Нрав неотесанных и грубых беспредельщиков Валерке близок не был, поэтому он больше наблюдал за ними, чем участвовал в их жизни. Все Платки ездили на мотоциклах. Самый быстрый, как ни странно, был у Йеши. Причудливая машина, которой Лагунов никогда раньше не видел, он словно был украден со съемочной площадки фильмов про будущее. Это был С-565 или же просто «Восток» приятного серебристого цвета с красными деталями.
— Поэт, ты где вообще его достал? — как-то пристал к Йеше Планета.
— Где достал, там уже нету. А тебе какое дело? — нехотя отвечал Поэт.
— Такой же хочу. Дашь покататься? — Планета в этот момент был похож на маленького ребенка, другу которого родители купили новый велосипед.
— Не дам, — резко ответил Йеша и надул щеки.
— Это почему это? Ты не волнуйся, я не поцарапаю! — обещал Планета.
Но Йеша наотрез: — «Нет!» — и все тут.
— Разобьешься. Я снова друзей хоронить не хочу. — отвечал Поэт, а сам угрюмо смотрел в стену мимо Планеты. — Он не для наших дорог сделан, а для специальных трасс.
— Ну ты же как-то ездишь! — не унимался Планета. — Хоть скажи где достал!
— Отстань, говорю! — паренек обреченно вздохнул. — Был у меня при Советах друг-гонщик, мечтал на Чемпионате Мира СССР представлять. Уж не знаю какими путями он этот моцик получил, но когда он на нем ездил, за ним было не угнаться.
— И как, прошел на чемпионат? — в глазах Планеты заиграл огонек.
— Нет, — Йеша отрицательно мотнул головой, — Попал в аварию, что иронично, не на моцике. Он Кавказ любил, поехал с другом ночью по серпантину, начался дождь. Машину занесло и с обрыва. Водитель насмерть, а гонщик с переломом позвоночника, паралич, на всю жизнь к кровати прикован. Он мне Восток и завещал.
— Вот оно как, — Планета заметно расстроился. — И что, никаких шансов встать на ноги?
— Никаких, — кивнул Йеша.
— А если в будущем технологию изобретут? — озвучил надежду пацан.
Поэт мотнул головой и ответил:
Касается неба диск солнца златой
«Востока» орел там в землице сырой.
Обломаны птицы свободные крылья,
В отчаянье своем вспорол себе грудь
Орел острым когтем.
Планета больше ничего не спрашивал. Валерка, присутствовавший при этом разговоре, сочувственно покачал головой и сказал:
— Соболезную.
— Не стоит. Он предпочел месяц свободного полета долгой и невзрачной жизни. Изысканный способ закончить свое существование. Это выбор сильного человека.
Валерка нахмурился.
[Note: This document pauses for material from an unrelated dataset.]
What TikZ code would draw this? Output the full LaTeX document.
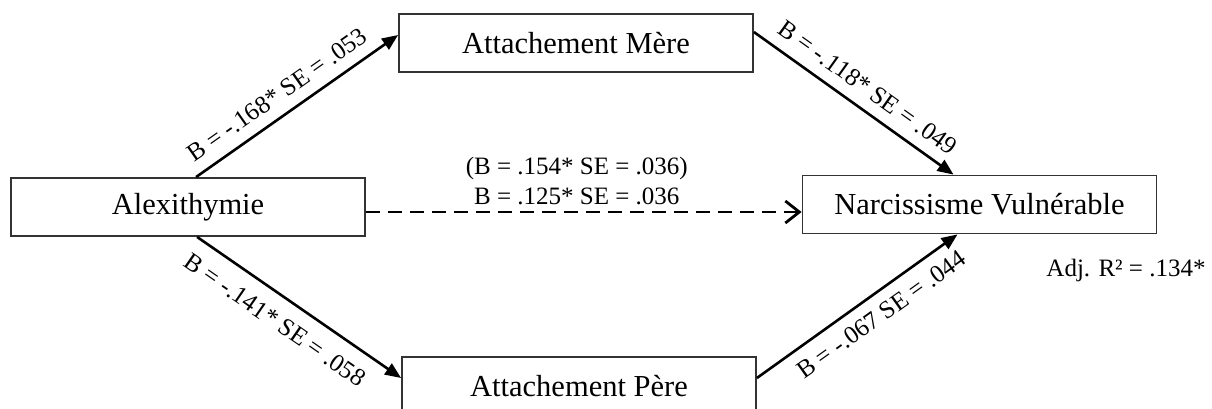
\documentclass[tikz,border=0pt]{standalone}
\usepackage{fontspec}
\setmainfont{Liberation Serif}
\usetikzlibrary{arrows.meta}

\begin{document}
\begin{tikzpicture}[
            x=1pt, y=1pt,
            >={Triangle[length=16pt,width=13pt]},
            var/.style  ={draw=black!80, line width=1.8pt, inner sep=0pt,
                    minimum width=354pt, minimum height=58pt,
                    font=\fontsize{30.5}{35}\selectfont},
            eff/.style  ={->, line width=2.6pt},
            dir/.style  ={-{Straight Barb[length=14pt,width=22pt]}, line width=2.8pt,
                    dash pattern=on 14pt off 8pt},
            coef/.style ={font=\fontsize{25}{30}\selectfont, inner sep=11pt}
        ]
        \useasboundingbox (0,0) rectangle (1212,408);
        \clip (0,0) rectangle (1212,408);

        %% --- variables ---
        \node[var] (alex) at (188,201)   {Alexithymie};
        \node[var] (mere) at (576,365)   {Attachement Mère};
        \node[var] (pere) at (579,22)    {Attachement Père};
        \node[var] (narc) at (979.5,203.5) {Narcissisme Vulnérable};

        \node[coef, inner sep=0pt] (r2) at (1126,138) {Adj. R² = .134*};

        %% --- indirect paths ---
        \draw[eff] ([xshift=8pt]alex.north) -- ([yshift=8pt]mere.west)
            node[coef, above, sloped, pos=0.46] {B = -.168* SE = .053};
        \draw[eff] ([yshift=11pt]mere.east) -- ([xshift=-26pt]narc.north)
            node[coef, above, sloped, pos=0.51] {B = -.118* SE = .049};
        \draw[eff] ([xshift=9pt]alex.south) -- ([yshift=8pt]pere.west)
            node[coef, below, sloped, pos=0.45, inner sep=14pt] {B = -.141* SE = .058};
        \draw[eff] ([yshift=8pt]pere.east) -- ([xshift=-22pt]narc.south)
            node[coef, below, sloped, pos=0.56] {B = -.067 SE = .044};

        %% --- direct path ---
        \draw[dir] ([yshift=-5pt]alex.east) -- ([yshift=-7.5pt]narc.west)
            node[coef, above, midway, align=center, inner sep=6pt, xshift=-7pt]
            {(B = .154* SE = .036)\\B = .125* SE = .036};

    \end{tikzpicture}
\end{document}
Йеша, как обычно, ничего не говорил прямо, так что о том, что же значит «месяц свободного полета» в конце которого наступает смерть, можно было только догадываться. А догадки о судьбе гонщика у Валерки были самые нелестные.
— Но знаешь, под конец жизни в кругу советских гонщиков его признавали лучшим. Это то, что до сих пор заставляет меня сомневаться, в том, что их существование — абсолютное зло, — слово «их» Поэт особенно выделил.
Рубин жадно слушал Йешины слова, пытаясь уловить все те смыслы, которые парень в них закладывал. Впрочем, Планета выглядел не менее внимательным.
— В тебе сочетаются две удивительные черты, Поэт, созидательная, которая понимает и прощает даже самых жутких существ, и разрушительная, которая их же ненавидит и стремится уничтожить, — неожиданно серьезно заметил Планета.
Валерка удивился, он смотрел на местных пацанов свысока. Сам Лагунов был из хорошей семьи, просто, так сказать, заплутал на дороге жизни, поэтому оказался здесь, а они — тугоумные верзилы, хорошо если закончившие весь курс школы, явно не были способны поддержать сложные диалоги, не говоря уж о том, чтобы читать между строк, Рубин был убежден. Или он ошибался? Планета сейчас выглядел очень сознательным, будто бы это не тот человек, который пять минут назад по-детски просил Поэта покататься. Валера видел, как парень присматривается к товарищу, пытается постичь его натуру. А еще, похоже, Планета тоже знал о вампирах.